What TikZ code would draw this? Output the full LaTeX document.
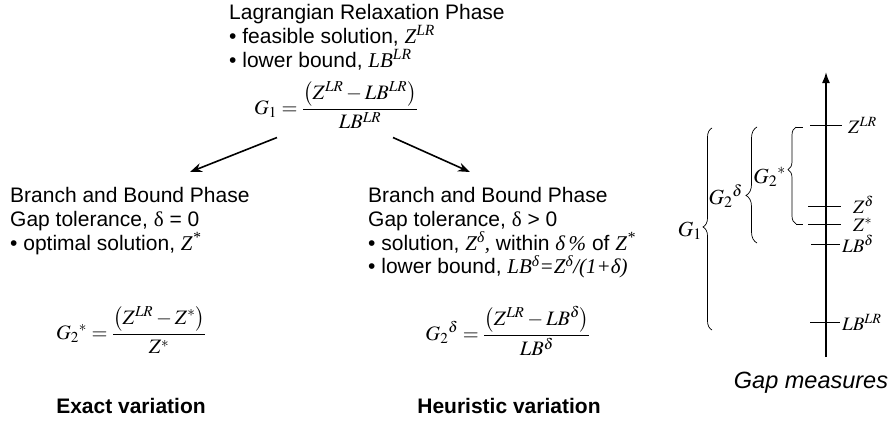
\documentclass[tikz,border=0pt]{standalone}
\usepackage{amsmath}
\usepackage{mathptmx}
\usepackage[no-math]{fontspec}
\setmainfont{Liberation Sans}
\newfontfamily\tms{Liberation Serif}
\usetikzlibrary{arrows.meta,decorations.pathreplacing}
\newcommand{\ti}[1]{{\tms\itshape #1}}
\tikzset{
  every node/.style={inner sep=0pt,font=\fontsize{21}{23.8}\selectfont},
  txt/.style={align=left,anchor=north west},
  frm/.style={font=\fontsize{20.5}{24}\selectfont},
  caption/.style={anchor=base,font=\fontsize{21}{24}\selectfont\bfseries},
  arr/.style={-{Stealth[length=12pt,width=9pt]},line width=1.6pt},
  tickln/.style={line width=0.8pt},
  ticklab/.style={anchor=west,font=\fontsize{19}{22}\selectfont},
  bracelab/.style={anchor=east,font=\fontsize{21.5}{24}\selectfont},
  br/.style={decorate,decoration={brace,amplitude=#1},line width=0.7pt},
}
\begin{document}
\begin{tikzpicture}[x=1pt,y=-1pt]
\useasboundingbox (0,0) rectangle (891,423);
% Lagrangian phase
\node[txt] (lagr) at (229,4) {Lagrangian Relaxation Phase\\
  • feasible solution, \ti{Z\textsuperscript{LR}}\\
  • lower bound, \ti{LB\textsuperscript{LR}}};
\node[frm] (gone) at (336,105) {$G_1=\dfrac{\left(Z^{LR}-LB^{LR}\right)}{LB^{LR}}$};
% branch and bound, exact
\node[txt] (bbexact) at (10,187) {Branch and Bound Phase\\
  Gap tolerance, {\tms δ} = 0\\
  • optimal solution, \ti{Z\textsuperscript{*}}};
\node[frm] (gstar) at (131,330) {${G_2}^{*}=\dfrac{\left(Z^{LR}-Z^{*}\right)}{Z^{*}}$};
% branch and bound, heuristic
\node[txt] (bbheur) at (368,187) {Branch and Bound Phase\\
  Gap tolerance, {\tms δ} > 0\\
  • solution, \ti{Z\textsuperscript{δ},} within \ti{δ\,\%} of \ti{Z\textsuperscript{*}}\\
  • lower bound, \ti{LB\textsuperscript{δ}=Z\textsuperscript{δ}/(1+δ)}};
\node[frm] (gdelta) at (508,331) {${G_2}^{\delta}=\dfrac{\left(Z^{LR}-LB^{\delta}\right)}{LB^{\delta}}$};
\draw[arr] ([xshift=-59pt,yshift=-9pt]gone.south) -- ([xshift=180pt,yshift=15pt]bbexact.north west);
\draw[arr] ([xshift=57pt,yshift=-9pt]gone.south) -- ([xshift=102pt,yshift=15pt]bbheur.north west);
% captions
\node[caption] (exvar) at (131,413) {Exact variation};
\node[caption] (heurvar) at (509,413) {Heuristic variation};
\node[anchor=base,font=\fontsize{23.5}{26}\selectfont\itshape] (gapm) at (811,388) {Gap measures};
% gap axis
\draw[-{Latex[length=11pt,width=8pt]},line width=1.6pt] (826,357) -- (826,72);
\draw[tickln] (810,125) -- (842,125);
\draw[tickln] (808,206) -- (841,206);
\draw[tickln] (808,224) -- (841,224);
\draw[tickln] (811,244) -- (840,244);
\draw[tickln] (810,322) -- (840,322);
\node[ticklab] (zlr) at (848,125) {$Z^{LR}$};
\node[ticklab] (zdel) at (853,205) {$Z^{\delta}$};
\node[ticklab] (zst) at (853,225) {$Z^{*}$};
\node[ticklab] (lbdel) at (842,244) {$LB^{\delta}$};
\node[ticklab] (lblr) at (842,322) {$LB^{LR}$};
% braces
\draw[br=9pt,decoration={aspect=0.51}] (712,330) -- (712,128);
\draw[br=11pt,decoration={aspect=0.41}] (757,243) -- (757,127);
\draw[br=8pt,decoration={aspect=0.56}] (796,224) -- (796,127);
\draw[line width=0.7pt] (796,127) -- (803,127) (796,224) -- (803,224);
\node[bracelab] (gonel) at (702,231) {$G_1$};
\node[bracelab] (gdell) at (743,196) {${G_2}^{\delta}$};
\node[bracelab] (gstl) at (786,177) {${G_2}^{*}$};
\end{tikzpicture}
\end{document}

* * *

TO BE DONE
Copy the listing exactly. Any image in it stays out of the copy.

OUTPUT BELOW
What TikZ code would draw this? Output the full LaTeX document.
\documentclass[tikz,border=0pt]{standalone}
\usepackage{amsmath}
\usepackage{mathptmx}
\usepackage[no-math]{fontspec}
\setmainfont{Liberation Sans}
\newfontfamily\tms{Liberation Serif}
\usetikzlibrary{arrows.meta,decorations.pathreplacing}
\newcommand{\ti}[1]{{\tms\itshape #1}}
\tikzset{
  every node/.style={inner sep=0pt,font=\fontsize{21}{23.8}\selectfont},
  txt/.style={align=left,anchor=north west},
  frm/.style={font=\fontsize{20.5}{24}\selectfont},
  caption/.style={anchor=base,font=\fontsize{21}{24}\selectfont\bfseries},
  arr/.style={-{Stealth[length=12pt,width=9pt]},line width=1.6pt},
  tickln/.style={line width=0.8pt},
  ticklab/.style={anchor=west,font=\fontsize{19}{22}\selectfont},
  bracelab/.style={anchor=east,font=\fontsize{21.5}{24}\selectfont},
  br/.style={decorate,decoration={brace,amplitude=#1},line width=0.7pt},
}
\begin{document}
\begin{tikzpicture}[x=1pt,y=-1pt]
\useasboundingbox (0,0) rectangle (891,423);
% Lagrangian phase
\node[txt] (lagr) at (229,4) {Lagrangian Relaxation Phase\\
  • feasible solution, \ti{Z\textsuperscript{LR}}\\
  • lower bound, \ti{LB\textsuperscript{LR}}};
\node[frm] (gone) at (336,105) {$G_1=\dfrac{\left(Z^{LR}-LB^{LR}\right)}{LB^{LR}}$};
% branch and bound, exact
\node[txt] (bbexact) at (10,187) {Branch and Bound Phase\\
  Gap tolerance, {\tms δ} = 0\\
  • optimal solution, \ti{Z\textsuperscript{*}}};
\node[frm] (gstar) at (131,330) {${G_2}^{*}=\dfrac{\left(Z^{LR}-Z^{*}\right)}{Z^{*}}$};
% branch and bound, heuristic
\node[txt] (bbheur) at (368,187) {Branch and Bound Phase\\
  Gap tolerance, {\tms δ} > 0\\
  • solution, \ti{Z\textsuperscript{δ},} within \ti{δ\,\%} of \ti{Z\textsuperscript{*}}\\
  • lower bound, \ti{LB\textsuperscript{δ}=Z\textsuperscript{δ}/(1+δ)}};
\node[frm] (gdelta) at (508,331) {${G_2}^{\delta}=\dfrac{\left(Z^{LR}-LB^{\delta}\right)}{LB^{\delta}}$};
\draw[arr] ([xshift=-59pt,yshift=-9pt]gone.south) -- ([xshift=180pt,yshift=15pt]bbexact.north west);
\draw[arr] ([xshift=57pt,yshift=-9pt]gone.south) -- ([xshift=102pt,yshift=15pt]bbheur.north west);
% captions
\node[caption] (exvar) at (131,413) {Exact variation};
\node[caption] (heurvar) at (509,413) {Heuristic variation};
\node[anchor=base,font=\fontsize{23.5}{26}\selectfont\itshape] (gapm) at (811,388) {Gap measures};
% gap axis
\draw[-{Latex[length=11pt,width=8pt]},line width=1.6pt] (826,357) -- (826,72);
\draw[tickln] (810,125) -- (842,125);
\draw[tickln] (808,206) -- (841,206);
\draw[tickln] (808,224) -- (841,224);
\draw[tickln] (811,244) -- (840,244);
\draw[tickln] (810,322) -- (840,322);
\node[ticklab] (zlr) at (848,125) {$Z^{LR}$};
\node[ticklab] (zdel) at (853,205) {$Z^{\delta}$};
\node[ticklab] (zst) at (853,225) {$Z^{*}$};
\node[ticklab] (lbdel) at (842,244) {$LB^{\delta}$};
\node[ticklab] (lblr) at (842,322) {$LB^{LR}$};
% braces
\draw[br=9pt,decoration={aspect=0.51}] (712,330) -- (712,128);
\draw[br=11pt,decoration={aspect=0.41}] (757,243) -- (757,127);
\draw[br=8pt,decoration={aspect=0.56}] (796,224) -- (796,127);
\draw[line width=0.7pt] (796,127) -- (803,127) (796,224) -- (803,224);
\node[bracelab] (gonel) at (702,231) {$G_1$};
\node[bracelab] (gdell) at (743,196) {${G_2}^{\delta}$};
\node[bracelab] (gstl) at (786,177) {${G_2}^{*}$};
\end{tikzpicture}
\end{document}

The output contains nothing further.